How safe is drinking water
Water utilities have said they cannot guarantee that there will not be further contamination as well as accepting that the infrastructure they inherited from Water Affairs was rather old and prone to breaking down. “The problem of old dilapidated pipes is common all over Botswana and the government is working on replacing them as and when funding becomes available” reads their response. The Botswana Gazette is in possession of some regulators reports that show that in terms of water quality, quarterly tests show that the 95% water quality test was not reached with no area in Botswana even coming close to 90%.

 
Sources at Water Utilities say the parastatal’s ability to test water frequently is severely hampered by limited human resources. “It’s doubtful that water is tested as regularly as expected. The division responsible is severely short staffed and the recent problem in the Kanye/Moshupa area limited their capacity further,” the source said.

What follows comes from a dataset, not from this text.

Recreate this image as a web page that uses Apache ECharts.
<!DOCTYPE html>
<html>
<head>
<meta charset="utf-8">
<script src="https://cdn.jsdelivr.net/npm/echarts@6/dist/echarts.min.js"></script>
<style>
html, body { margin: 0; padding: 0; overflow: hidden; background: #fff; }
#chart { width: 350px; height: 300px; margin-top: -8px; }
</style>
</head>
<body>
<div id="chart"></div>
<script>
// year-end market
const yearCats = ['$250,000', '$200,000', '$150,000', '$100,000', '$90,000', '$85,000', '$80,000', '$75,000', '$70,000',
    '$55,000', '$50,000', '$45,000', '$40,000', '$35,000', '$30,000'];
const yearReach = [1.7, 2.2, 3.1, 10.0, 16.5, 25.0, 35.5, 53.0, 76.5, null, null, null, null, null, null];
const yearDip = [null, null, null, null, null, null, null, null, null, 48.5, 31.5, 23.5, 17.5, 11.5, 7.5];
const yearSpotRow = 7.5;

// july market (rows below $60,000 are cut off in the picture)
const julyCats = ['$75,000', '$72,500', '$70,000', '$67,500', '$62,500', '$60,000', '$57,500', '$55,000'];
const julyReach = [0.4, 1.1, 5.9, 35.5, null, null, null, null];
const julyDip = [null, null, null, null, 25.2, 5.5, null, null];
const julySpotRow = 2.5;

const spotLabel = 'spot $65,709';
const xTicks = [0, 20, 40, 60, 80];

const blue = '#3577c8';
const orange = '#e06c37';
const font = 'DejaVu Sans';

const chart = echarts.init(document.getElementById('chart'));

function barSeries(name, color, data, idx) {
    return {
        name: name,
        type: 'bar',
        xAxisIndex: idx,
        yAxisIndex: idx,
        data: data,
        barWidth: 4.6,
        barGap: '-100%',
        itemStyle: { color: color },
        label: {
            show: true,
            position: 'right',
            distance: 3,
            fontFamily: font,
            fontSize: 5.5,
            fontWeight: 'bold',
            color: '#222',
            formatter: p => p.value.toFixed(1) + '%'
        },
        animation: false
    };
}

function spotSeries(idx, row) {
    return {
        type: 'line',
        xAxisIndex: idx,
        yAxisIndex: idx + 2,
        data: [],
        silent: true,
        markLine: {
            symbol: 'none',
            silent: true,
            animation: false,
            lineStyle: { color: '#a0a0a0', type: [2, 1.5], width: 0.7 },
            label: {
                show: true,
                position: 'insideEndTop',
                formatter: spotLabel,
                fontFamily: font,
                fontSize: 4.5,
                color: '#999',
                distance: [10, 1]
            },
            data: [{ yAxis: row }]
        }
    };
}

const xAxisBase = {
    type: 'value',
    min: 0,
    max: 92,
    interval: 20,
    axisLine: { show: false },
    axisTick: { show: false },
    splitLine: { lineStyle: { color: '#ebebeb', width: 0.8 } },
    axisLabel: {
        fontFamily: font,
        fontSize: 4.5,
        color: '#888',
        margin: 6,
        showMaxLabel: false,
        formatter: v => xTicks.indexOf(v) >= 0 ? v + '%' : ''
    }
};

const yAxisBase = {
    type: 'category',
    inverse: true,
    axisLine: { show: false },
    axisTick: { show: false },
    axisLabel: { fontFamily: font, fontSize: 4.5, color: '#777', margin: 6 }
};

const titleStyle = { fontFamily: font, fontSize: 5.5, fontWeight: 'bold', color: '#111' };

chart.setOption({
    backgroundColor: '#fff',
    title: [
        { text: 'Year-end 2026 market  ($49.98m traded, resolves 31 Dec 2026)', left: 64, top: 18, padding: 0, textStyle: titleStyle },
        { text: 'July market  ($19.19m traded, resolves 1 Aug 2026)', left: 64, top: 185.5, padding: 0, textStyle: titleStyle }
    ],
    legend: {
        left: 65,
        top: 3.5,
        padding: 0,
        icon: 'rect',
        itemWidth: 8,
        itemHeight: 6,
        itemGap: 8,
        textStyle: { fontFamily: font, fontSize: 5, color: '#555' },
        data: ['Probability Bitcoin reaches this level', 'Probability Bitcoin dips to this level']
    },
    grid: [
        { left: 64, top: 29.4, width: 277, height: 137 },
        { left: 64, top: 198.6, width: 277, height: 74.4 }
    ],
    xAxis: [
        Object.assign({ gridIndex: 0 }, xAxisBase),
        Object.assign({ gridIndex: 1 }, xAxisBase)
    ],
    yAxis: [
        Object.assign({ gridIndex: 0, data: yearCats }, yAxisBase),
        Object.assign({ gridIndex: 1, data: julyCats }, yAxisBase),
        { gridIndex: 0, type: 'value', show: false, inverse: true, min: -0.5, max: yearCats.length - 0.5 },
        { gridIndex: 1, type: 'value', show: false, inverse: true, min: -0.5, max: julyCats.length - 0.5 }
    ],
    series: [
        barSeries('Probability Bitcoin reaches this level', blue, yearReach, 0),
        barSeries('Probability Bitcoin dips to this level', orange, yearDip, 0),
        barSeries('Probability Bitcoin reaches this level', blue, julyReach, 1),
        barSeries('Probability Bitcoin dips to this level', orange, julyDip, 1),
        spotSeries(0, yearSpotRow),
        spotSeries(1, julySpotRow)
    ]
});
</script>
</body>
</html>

In earlier communication Mmipi insisted that they were complying fully with the standards set out by the Botswana Bureau of Standards for drinking water.

 
Botswana Standard for Drinking water BOS 32:2009(pg 6) says water must be tested every three months for populations of over 10 000 and every two months for populations of under 10 000 with tests being done more frequently in instances of water borne disease outbreaks.

 
Last year a leaked internal memo from the Embassy of the United States of America in Botswana spoke of  “unsafe levels of biological contaminants” following tests they conducted in some of their residences.  According to the Embassy the tests were done by an independent Botswana based company and the results were shared with Water Utilities which however insisted that water in Botswana was still safe to drink adding that the contaminated water was likely a localised thing. The US Embassy while emphasising that the result of their tests were an internal matter have stood by their findings.